Sometimes more frustrating are the articles that rewrite your stuff and claim ownership. We all did this on our third grade reports, when we copied painstakingly transcribed an article from an encyclopedia. Then in fifth grade we learned to change every fourth word, and sign our name.

A reader pointed out the other day that my article "The Ugliest Monument in New England" looked very similar to a piece about Captain John Smith by a writer named Doug Phillips on World Net Daily. The first three paragraphs in his piece are drawn entirely from my research, which technically isn’t a crime. In fact, I might not even have noticed, except that I’m the only other person on earth, so far, to post an article about the John Smith Monument at the Isles of Shoals online. And more so, I posted a ton of info, including over a dozen early pictures, and photos taken on Star Island.
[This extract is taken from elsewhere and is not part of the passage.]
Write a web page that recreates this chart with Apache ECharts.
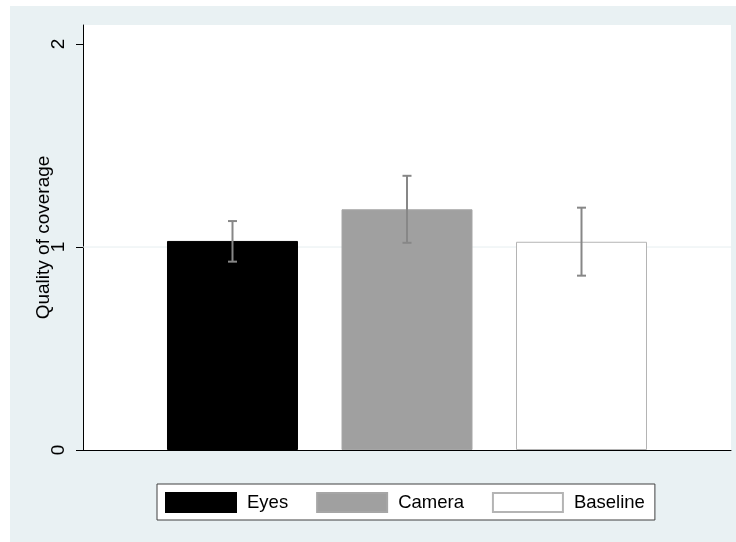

A nod from the author, or at least a link or footnote, is the proper response. From this point on, the article is entirely the work of the author. He moves on to an astounding comparison between George Washington and John Smith in an effort to list Smith as a "founding father" of the United States. The comparison is often stretched and silly. Certainly there were few men as unlike one another as Smith and Washington, but that shouldn’t prevent us from thinking of Smith – as many of us do – as an American "founder".

The whole essay comes crashing down when it turns into a religious polemic on how the two "founders" were linked by their deep faith in Jesus Christ. Uh-huh. It was "hearty, manly Christianity that won the day for our ancestors" the author concludes, "and only this kind of Christianity will win the day now." Yikes! Get me outta here. Okay, sometimes it is better NOT to be linked and cited on the Web.